STATED GOAL:
Transcribe the material word for word, but without the images.

SUPPLIED MATERIAL:

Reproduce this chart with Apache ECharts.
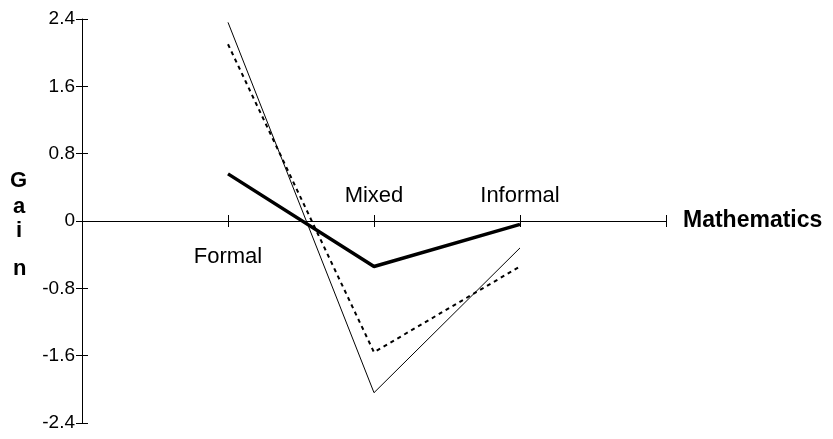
<!DOCTYPE html>
<html>
<head>
<meta charset="utf-8">
<script src="https://cdn.jsdelivr.net/npm/echarts@6/dist/echarts.min.js"></script>
<style>
    html, body { margin: 0; padding: 0; background: #fff; }
    #chart { width: 833px; height: 439px; }
</style>
</head>
<body>
<div id="chart"></div>
<script>
// categories sit at x = 1, 2, 3 on a 0..4 axis
const categories = ['Formal', 'Mixed', 'Informal']
const catPositions = [1, 2, 3]
const labelSides = ['bottom', 'top', 'top']
const yTicks = [-2.4, -1.6, -0.8, 0, 0.8, 1.6, 2.4]

const thickValues = [0.56, -0.54, -0.04]
const thinValues = [2.36, -2.04, -0.32]
const dashedValues = [2.10, -1.56, -0.54]

const font = 'Liberation Sans, Arial, sans-serif'
const toPoints = (vals) => vals.map((v, i) => [catPositions[i], v])

const xAxisBase = {
    type: 'value',
    min: 0,
    max: 4,
    interval: 1,
    splitLine: { show: false },
    axisLine: { onZero: true, lineStyle: { color: '#000', width: 1 } },
    axisTick: { length: 6, lineStyle: { color: '#000' } },
    axisLabel: { show: false }
}

const chart = echarts.init(document.getElementById('chart'))
chart.setOption({
    animation: false,
    grid: { left: 82, right: 167, top: 19, bottom: 16, outerBoundsMode: 'none', containLabel: false },
    xAxis: [Object.assign({}, xAxisBase, {
        position: 'bottom',
        name: 'Mathematics',
        nameLocation: 'end',
        nameGap: 17,
        nameTextStyle: { fontSize: 23, fontWeight: 'bold', fontFamily: font, color: '#000' }
    }), Object.assign({}, xAxisBase, {
        position: 'top'
    })],
    yAxis: [{
        type: 'value',
        min: yTicks[0],
        max: yTicks[yTicks.length - 1],
        interval: 0.8,
        splitLine: { show: false },
        axisLine: { show: true, onZero: false, lineStyle: { color: '#000', width: 1 } },
        axisTick: { show: true, length: 6, lineStyle: { color: '#000' } },
        axisLabel: { margin: 7, fontSize: 19, fontFamily: font, color: '#000' }
    }, {
        type: 'value',
        min: yTicks[0],
        max: yTicks[yTicks.length - 1],
        interval: 0.8,
        position: 'left',
        splitLine: { show: false },
        axisLine: { show: false, onZero: false },
        axisTick: { show: true, inside: true, length: 6, lineStyle: { color: '#000' } },
        axisLabel: { show: false }
    }],
    graphic: [
        { type: 'text', left: 10, top: 170, style: { text: 'G', fontSize: 22, fontWeight: 'bold', fontFamily: font, fill: '#000' } },
        { type: 'text', left: 13, top: 196, style: { text: 'a', fontSize: 22, fontWeight: 'bold', fontFamily: font, fill: '#000' } },
        { type: 'text', left: 16, top: 220, style: { text: 'i', fontSize: 22, fontWeight: 'bold', fontFamily: font, fill: '#000' } },
        { type: 'text', left: 13, top: 258, style: { text: 'n', fontSize: 22, fontWeight: 'bold', fontFamily: font, fill: '#000' } }
    ],
    series: [{
        type: 'line',
        data: toPoints(thinValues),
        symbol: 'none',
        lineStyle: { color: '#000', width: 1 }
    }, {
        type: 'line',
        data: toPoints(dashedValues),
        symbol: 'none',
        lineStyle: { color: '#000', width: 2, type: [4, 4] }
    }, {
        type: 'line',
        data: toPoints(thickValues),
        symbol: 'none',
        lineStyle: { color: '#000', width: 3.5 }
    }, {
        // category names placed at the zero line through the axes
        type: 'scatter',
        symbolSize: 0,
        silent: true,
        itemStyle: { opacity: 1, color: '#000' },
        data: categories.map((c, i) => ({
            value: [catPositions[i], 0],
            name: c,
            label: {
                show: true,
                position: labelSides[i],
                distance: labelSides[i] === 'bottom' ? 25 : 14,
                formatter: '{b}',
                fontSize: 22,
                fontFamily: font,
                color: '#000',
                opacity: 1
            }
        }))
    }]
})
</script>
</body>
</html>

EXPECTED ANSWER:
Reproduce this chart with Apache ECharts.
<!DOCTYPE html>
<html>
<head>
<meta charset="utf-8">
<script src="https://cdn.jsdelivr.net/npm/echarts@6/dist/echarts.min.js"></script>
<style>
    html, body { margin: 0; padding: 0; background: #fff; }
    #chart { width: 833px; height: 439px; }
</style>
</head>
<body>
<div id="chart"></div>
<script>
// categories sit at x = 1, 2, 3 on a 0..4 axis
const categories = ['Formal', 'Mixed', 'Informal']
const catPositions = [1, 2, 3]
const labelSides = ['bottom', 'top', 'top']
const yTicks = [-2.4, -1.6, -0.8, 0, 0.8, 1.6, 2.4]

const thickValues = [0.56, -0.54, -0.04]
const thinValues = [2.36, -2.04, -0.32]
const dashedValues = [2.10, -1.56, -0.54]

const font = 'Liberation Sans, Arial, sans-serif'
const toPoints = (vals) => vals.map((v, i) => [catPositions[i], v])

const xAxisBase = {
    type: 'value',
    min: 0,
    max: 4,
    interval: 1,
    splitLine: { show: false },
    axisLine: { onZero: true, lineStyle: { color: '#000', width: 1 } },
    axisTick: { length: 6, lineStyle: { color: '#000' } },
    axisLabel: { show: false }
}

const chart = echarts.init(document.getElementById('chart'))
chart.setOption({
    animation: false,
    grid: { left: 82, right: 167, top: 19, bottom: 16, outerBoundsMode: 'none', containLabel: false },
    xAxis: [Object.assign({}, xAxisBase, {
        position: 'bottom',
        name: 'Mathematics',
        nameLocation: 'end',
        nameGap: 17,
        nameTextStyle: { fontSize: 23, fontWeight: 'bold', fontFamily: font, color: '#000' }
    }), Object.assign({}, xAxisBase, {
        position: 'top'
    })],
    yAxis: [{
        type: 'value',
        min: yTicks[0],
        max: yTicks[yTicks.length - 1],
        interval: 0.8,
        splitLine: { show: false },
        axisLine: { show: true, onZero: false, lineStyle: { color: '#000', width: 1 } },
        axisTick: { show: true, length: 6, lineStyle: { color: '#000' } },
        axisLabel: { margin: 7, fontSize: 19, fontFamily: font, color: '#000' }
    }, {
        type: 'value',
        min: yTicks[0],
        max: yTicks[yTicks.length - 1],
        interval: 0.8,
        position: 'left',
        splitLine: { show: false },
        axisLine: { show: false, onZero: false },
        axisTick: { show: true, inside: true, length: 6, lineStyle: { color: '#000' } },
        axisLabel: { show: false }
    }],
    graphic: [
        { type: 'text', left: 10, top: 170, style: { text: 'G', fontSize: 22, fontWeight: 'bold', fontFamily: font, fill: '#000' } },
        { type: 'text', left: 13, top: 196, style: { text: 'a', fontSize: 22, fontWeight: 'bold', fontFamily: font, fill: '#000' } },
        { type: 'text', left: 16, top: 220, style: { text: 'i', fontSize: 22, fontWeight: 'bold', fontFamily: font, fill: '#000' } },
        { type: 'text', left: 13, top: 258, style: { text: 'n', fontSize: 22, fontWeight: 'bold', fontFamily: font, fill: '#000' } }
    ],
    series: [{
        type: 'line',
        data: toPoints(thinValues),
        symbol: 'none',
        lineStyle: { color: '#000', width: 1 }
    }, {
        type: 'line',
        data: toPoints(dashedValues),
        symbol: 'none',
        lineStyle: { color: '#000', width: 2, type: [4, 4] }
    }, {
        type: 'line',
        data: toPoints(thickValues),
        symbol: 'none',
        lineStyle: { color: '#000', width: 3.5 }
    }, {
        // category names placed at the zero line through the axes
        type: 'scatter',
        symbolSize: 0,
        silent: true,
        itemStyle: { opacity: 1, color: '#000' },
        data: categories.map((c, i) => ({
            value: [catPositions[i], 0],
            name: c,
            label: {
                show: true,
                position: labelSides[i],
                distance: labelSides[i] === 'bottom' ? 25 : 14,
                formatter: '{b}',
                fontSize: 22,
                fontFamily: font,
                color: '#000',
                opacity: 1
            }
        }))
    }]
})
</script>
</body>
</html>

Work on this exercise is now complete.